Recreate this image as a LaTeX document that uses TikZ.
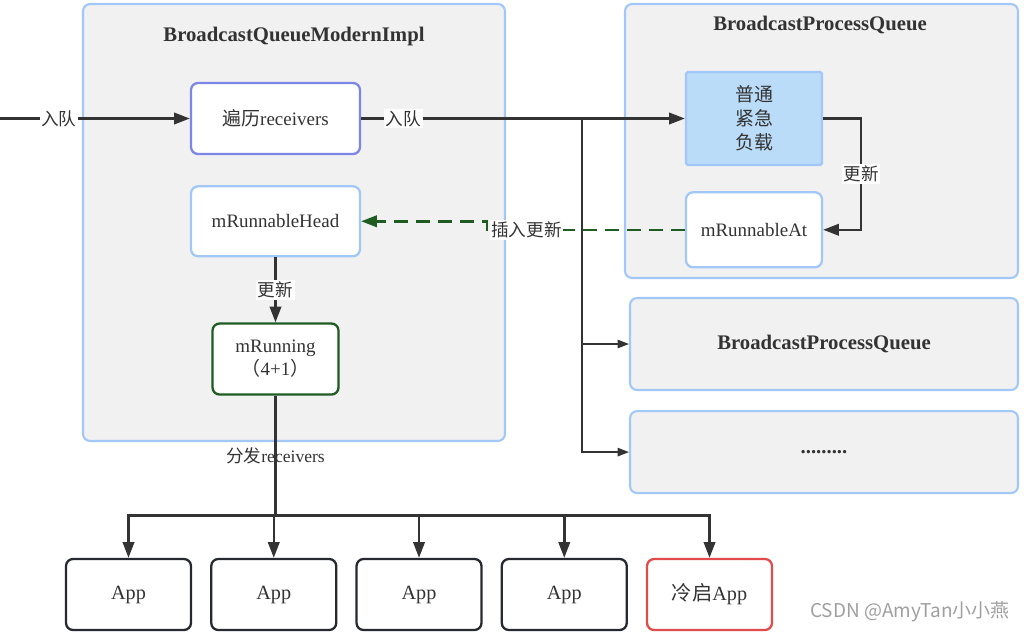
\documentclass[tikz,border=0pt]{standalone}
\usepackage{fontspec}
\setmainfont{Liberation Serif}
\newfontfamily\cjk{Noto Sans CJK SC}
\usetikzlibrary{arrows.meta, positioning}

\definecolor{ink}{HTML}{333333}
\definecolor{qblue}{HTML}{A2C8F8}
\definecolor{qgray}{HTML}{F1F1F1}
\definecolor{travblue}{HTML}{7B86E6}
\definecolor{rungreen}{HTML}{1E5C22}
\definecolor{prifill}{HTML}{BBDCF8}
\definecolor{appdark}{HTML}{262A30}
\definecolor{coldred}{HTML}{E24B4B}

\tikzset{
  frame/.style={draw=qblue, fill=qgray, line width=1.2pt, rounded corners=4pt, inner sep=0pt},
  box/.style={draw=qblue, fill=white, line width=1.3pt, rounded corners=4pt, text=ink,
    align=center, font=\fontsize{10.8}{13}\selectfont},
  appbox/.style={box, draw=appdark, minimum width=2.5cm, minimum height=1.42cm,
    font=\fontsize{11.5}{14}\selectfont},
  title/.style={text=ink, font=\bfseries\fontsize{11.8}{14}\selectfont},
  lbl/.style={fill=white, text=ink, inner sep=1pt, font=\cjk\fontsize{10}{12}\selectfont},
  arr/.style={draw=ink, line width=1.4pt, -{Triangle[length=9pt, width=6.5pt]}},
  thinarr/.style={draw=ink, line width=0.8pt, -{Triangle[length=6.5pt, width=4.8pt]}},
  dasharr/.style={draw=rungreen, line width=1.4pt, dash pattern=on 8pt off 4.5pt,
    -{Triangle[length=9pt, width=6.5pt]}}
}

\begin{document}
\begin{tikzpicture}[x=0.02cm, y=-0.02cm]
   \useasboundingbox (0,0) rectangle (1024,633);
   % Queue frames
   \node[frame, minimum width=8.44cm, minimum height=8.74cm] (qmi) at (294,222.5) {};
   \node[title] (qmiT) at (294,37) {BroadcastQueueModernImpl};
   \node[frame, minimum width=7.86cm, minimum height=5.48cm] (bpq) at (821.5,141) {};
   \node[title] (bpqT) at (820,25) {BroadcastProcessQueue};
   \node[frame, title, minimum width=7.76cm, minimum height=1.84cm] (bpq2) at (824,344) {BroadcastProcessQueue};
   \node[frame, title, below=0.38cm of bpq2, minimum width=7.76cm, minimum height=1.64cm] (more) {.........};

   % Boxes inside the frames
   \node[box, draw=travblue, minimum width=3.38cm, minimum height=1.42cm] (trav) at (275.5,118.5) {{\cjk 遍历}receivers};
   \node[box, below=0.6cm of trav, minimum width=3.38cm, minimum height=1.4cm] (head) {mRunnableHead};
   \node[box, draw=rungreen, below=1.3cm of head, minimum width=2.52cm, minimum height=1.42cm] (run) {mRunning\\{\cjk （}4+1{\cjk ）}};
   \node[box, fill=prifill, rounded corners=1pt, minimum width=2.72cm, minimum height=1.86cm,
     font=\cjk\fontsize{10.8}{13.6}\selectfont] (pri) at (754,118.5) {普通\\紧急\\负载};
   \node[box, below=0.5cm of pri, minimum width=2.72cm, minimum height=1.5cm] (rat) {mRunnableAt};

   % Apps
   \node[appbox] (app1) at (128.5,594.5) {App};
   \node[appbox, right=0.36cm of app1] (app2) {App};
   \node[appbox, right=0.36cm of app2] (app3) {App};
   \node[appbox, right=0.36cm of app3] (app4) {App};
   \node[appbox, draw=coldred, right=0.36cm of app4] (app5) {{\cjk 冷启}App};

   \node[text=gray!75, font=\cjk\fontsize{10.8}{13}\selectfont] (mark) at (910,612) {CSDN @AmyTan小小燕};

   % Connect everything
   \coordinate (src) at (0,118.5);
   \coordinate (split) at (582,118.5);
   \draw[arr] (src) -- node[lbl, pos=0.31] {入队} (trav);
   \draw[arr] (trav) -- node[lbl, pos=0.13] {入队} (pri);
   \draw[thinarr] (split) |- (bpq2.west);
   \draw[thinarr] (split) |- (more.west);
   \draw[arr] (pri.east) -- ++(38,0) |- node[lbl, pos=0.25] {更新} (rat.east);
   \draw[dasharr] (rat.west) -- node[lbl, pos=0.8] {插入更新} ++(-198,0) |- (head.east);
   \draw[arr] (head) -- node[lbl] {更新} (run);
   \draw[arr] (run.south) -- node[lbl] {分发{\rmfamily receivers}} ++(0,120) -| (app1.north);
   \foreach \a in {app2,app3,app4,app5}
      \draw[arr] (run.south) -- ++(0,120) -| (\a.north);
\end{tikzpicture}
\end{document}
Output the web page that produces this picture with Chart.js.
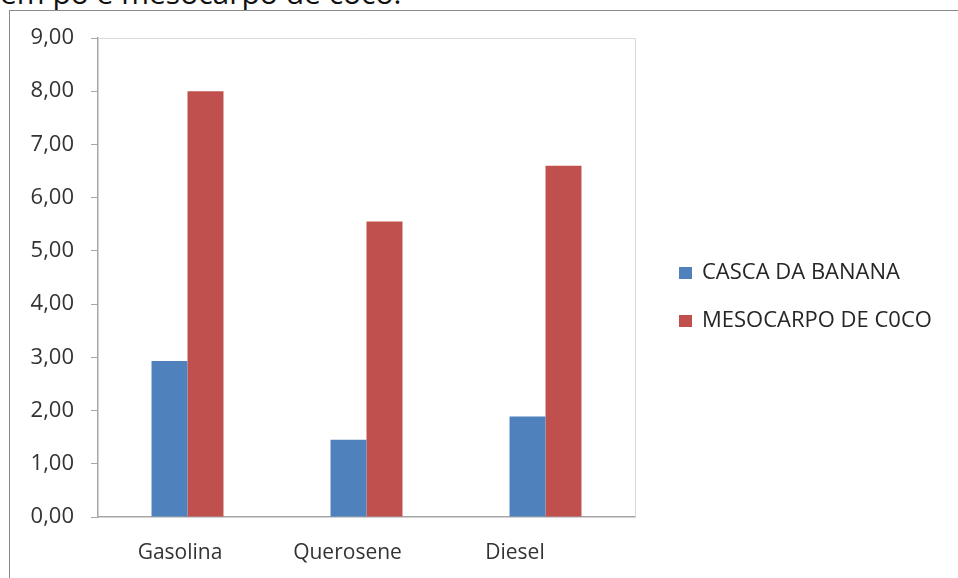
<!DOCTYPE html>
<html>
<head>
<meta charset="utf-8">
<script src="https://cdn.jsdelivr.net/npm/chart.js@4/dist/chart.umd.min.js"></script>
<style>
  html, body { margin: 0; padding: 0; background: #fff; overflow: hidden; }
  body { width: 958px; height: 578px; position: relative; }
  #caption {
    position: absolute; left: 0; top: -22px;
    font: 30px "Open Sans", sans-serif; line-height: 30px;
    color: #111; white-space: nowrap;
  }
  #frame {
    position: absolute; left: 9px; top: 10px; width: 960px; height: 580px;
    border-left: 1px solid #8a8a8a; border-top: 1px solid #8a8a8a;
    background: #fff;
  }
  #chart { position: absolute; left: 0; top: 0; }
</style>
</head>
<body>
<div id="caption">em pó e mesocarpo de coco.</div>
<div id="frame"></div>
<canvas id="chart" width="958" height="578"></canvas>
<script>
// Fuel categories and the two absorbent materials
const categories = ['Gasolina', 'Querosene', 'Diesel'];
const seriesNames = ['CASCA DA BANANA', 'MESOCARPO DE C0CO'];
const cascaBanana = [2.93, 1.45, 1.89];
const mesocarpoCoco = [8.00, 5.55, 6.60];
const yTickLabels = ['0,00', '1,00', '2,00', '3,00', '4,00', '5,00', '6,00', '7,00', '8,00', '9,00'];

const seriesColors = ['#4f81bd', '#c0504d'];
const textFont = '"Open Sans", sans-serif';
const textColor = '#333333';

// Light border on the top and right of the plot area
const plotBorder = {
  id: 'plotBorder',
  beforeDatasetsDraw(chart) {
    const { ctx, chartArea: a } = chart;
    ctx.save();
    ctx.strokeStyle = '#d9d9d9';
    ctx.lineWidth = 1;
    ctx.beginPath();
    ctx.moveTo(a.left, a.top + 0.5);
    ctx.lineTo(a.right + 0.5, a.top + 0.5);
    ctx.lineTo(a.right + 0.5, a.bottom);
    ctx.stroke();
    ctx.restore();
  }
};

// Category names under the axis, on a slightly tighter spacing than the bar groups
const categoryNames = {
  id: 'categoryNames',
  afterDraw(chart) {
    const { ctx, chartArea: a } = chart;
    ctx.save();
    ctx.font = '21px ' + textFont;
    ctx.fillStyle = textColor;
    ctx.textAlign = 'center';
    ctx.textBaseline = 'middle';
    chart.data.labels.forEach((name, i) => {
      ctx.fillText(name, a.left + 82 + i * 167.5, a.bottom + 36);
    });
    ctx.restore();
  }
};

// Legend drawn to the right of the plot, one row per dataset
const sideLegend = {
  id: 'sideLegend',
  afterDraw(chart) {
    const { ctx, chartArea: a } = chart;
    const x = a.right + 44;
    const firstRow = 273;
    const rowGap = 48;
    ctx.save();
    ctx.font = '22px ' + textFont;
    ctx.textBaseline = 'middle';
    ctx.textAlign = 'left';
    chart.data.datasets.forEach((ds, i) => {
      const y = firstRow + i * rowGap;
      ctx.fillStyle = ds.backgroundColor;
      ctx.fillRect(x, y - 6, 13, 12);
      ctx.fillStyle = '#262626';
      ctx.fillText(ds.label, x + 23, y);
    });
    ctx.restore();
  }
};

new Chart(document.getElementById('chart'), {
  type: 'bar',
  data: {
    labels: categories,
    datasets: [
      { label: seriesNames[0], data: cascaBanana, backgroundColor: seriesColors[0] },
      { label: seriesNames[1], data: mesocarpoCoco, backgroundColor: seriesColors[1] }
    ]
  },
  options: {
    responsive: false,
    animation: false,
    layout: { padding: { left: 0, top: 38, right: 323, bottom: 0 } },
    datasets: { bar: { categoryPercentage: 0.402, barPercentage: 1.0 } },
    plugins: { legend: { display: false }, tooltip: { enabled: false } },
    scales: {
      x: {
        grid: { display: false, drawTicks: false },
        border: { color: '#a6a6a6', width: 1.5 },
        ticks: { display: false },
        afterFit(scale) { scale.height = 61; }
      },
      y: {
        min: 0, max: 9,
        grid: { drawOnChartArea: false, drawTicks: true, tickLength: 7, color: '#a6a6a6' },
        border: { color: '#a6a6a6', width: 1.5 },
        ticks: {
          stepSize: 1,
          color: textColor,
          font: { family: textFont, size: 22 },
          padding: 17,
          callback: (v, i) => yTickLabels[i]
        },
        afterFit(scale) { scale.width = 98; }
      }
    }
  },
  plugins: [plotBorder, categoryNames, sideLegend]
});
</script>
</body>
</html>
────
Work instructions:
Everything from the first line to the line with "title, below=0.38cm of" must be repeated exactly, and nothing else. Leave the pictures out.

The response:
Recreate this image as a LaTeX document that uses TikZ.
\documentclass[tikz,border=0pt]{standalone}
\usepackage{fontspec}
\setmainfont{Liberation Serif}
\newfontfamily\cjk{Noto Sans CJK SC}
\usetikzlibrary{arrows.meta, positioning}

\definecolor{ink}{HTML}{333333}
\definecolor{qblue}{HTML}{A2C8F8}
\definecolor{qgray}{HTML}{F1F1F1}
\definecolor{travblue}{HTML}{7B86E6}
\definecolor{rungreen}{HTML}{1E5C22}
\definecolor{prifill}{HTML}{BBDCF8}
\definecolor{appdark}{HTML}{262A30}
\definecolor{coldred}{HTML}{E24B4B}

\tikzset{
  frame/.style={draw=qblue, fill=qgray, line width=1.2pt, rounded corners=4pt, inner sep=0pt},
  box/.style={draw=qblue, fill=white, line width=1.3pt, rounded corners=4pt, text=ink,
    align=center, font=\fontsize{10.8}{13}\selectfont},
  appbox/.style={box, draw=appdark, minimum width=2.5cm, minimum height=1.42cm,
    font=\fontsize{11.5}{14}\selectfont},
  title/.style={text=ink, font=\bfseries\fontsize{11.8}{14}\selectfont},
  lbl/.style={fill=white, text=ink, inner sep=1pt, font=\cjk\fontsize{10}{12}\selectfont},
  arr/.style={draw=ink, line width=1.4pt, -{Triangle[length=9pt, width=6.5pt]}},
  thinarr/.style={draw=ink, line width=0.8pt, -{Triangle[length=6.5pt, width=4.8pt]}},
  dasharr/.style={draw=rungreen, line width=1.4pt, dash pattern=on 8pt off 4.5pt,
    -{Triangle[length=9pt, width=6.5pt]}}
}

\begin{document}
\begin{tikzpicture}[x=0.02cm, y=-0.02cm]
   \useasboundingbox (0,0) rectangle (1024,633);
   % Queue frames
   \node[frame, minimum width=8.44cm, minimum height=8.74cm] (qmi) at (294,222.5) {};
   \node[title] (qmiT) at (294,37) {BroadcastQueueModernImpl};
   \node[frame, minimum width=7.86cm, minimum height=5.48cm] (bpq) at (821.5,141) {};
   \node[title] (bpqT) at (820,25) {BroadcastProcessQueue};
   \node[frame, title, minimum width=7.76cm, minimum height=1.84cm] (bpq2) at (824,344) {BroadcastProcessQueue};
   \node[frame, title, below=0.38cm of bpq2, minimum width=7.76cm, minimum height=1.64cm] (more) {.........};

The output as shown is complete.